The painting intensive’s long history at Syracuse demonstrates a steady and deep commitment to painting, a discipline that is as relevant now as ever. The “blank canvas” is both a hurdle and a tabula rasa—perhaps not a blank slate, but a clean slate. If artists today can learn to channel their creative energies effectively, the possibilities for meaningful expression can be enormous. The dichotomies between traditional and contemporary or figurative and non-representational have imploded, and what remains is strong, self-motivated, individual work.
The young artists in our painting intensive represent the global possibilities of what painting can be, whether it embraces tradition or not, whether it be interdisciplinary or multidisciplinary. Our intensive is designed to give you a working knowledge of the history of your practice as well as knowledge of contemporary critical thinking in your field. We recognize that our students are self-driven individuals whose artworks are a testament to the faith they have in their own abilities and the trust they have in the creative process itself.
The print media and graphic art area at Syracuse University has a rich history of producing practicing artists, collaborative printmakers, contract printers, gig poster artists, conservators, preparators, curators, critics, activists, gallerists, art teachers and art professors. Because print media and graphic art have influenced and taken influence from all facets of the art, design, and technology worlds, the area is ideally situated to deepen understanding in traditional print studio methodologies like screenprint, lithography, letterpress, intaglio, relief, book arts, and papermaking while simultaneously broadening innovative and interdisciplinary approaches to your studio practice. Students taking print media and graphic art courses come from all areas of art, design, architecture, and media arts, and a course for non-majors is filled with students from the broader University.
The sculpture intensive is focused on three-dimensional experimentation with form and idea, material and technique. You are encouraged to cross boundaries as you explore concept, form, and space. Opportunities are available for working in all media, from the traditional to the contemporary and beyond.

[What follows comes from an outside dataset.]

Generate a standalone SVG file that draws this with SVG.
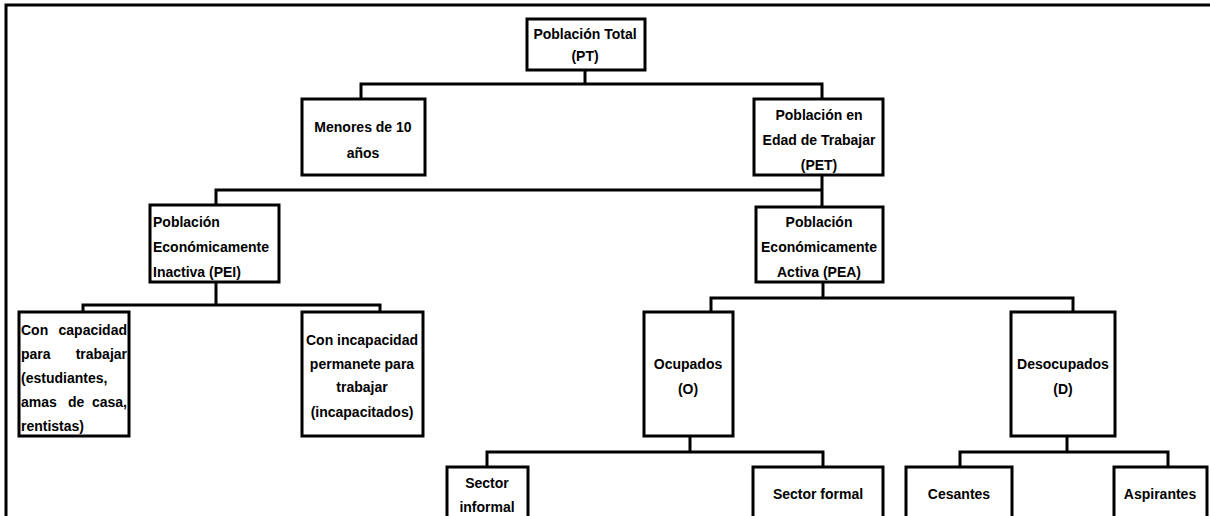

You receive thorough instruction in such processes as modeling, metal casting, welding, carving, plastics, and wood fabrication while being grounded in a thorough education of sculpture’s history, practice, and theory. You’ll also have access to new technologies, including rapid prototyping, CNC carving, and digital video and photo equipment. Our spacious facilities include state-of-the-art workshops, a gallery, and studio spaces.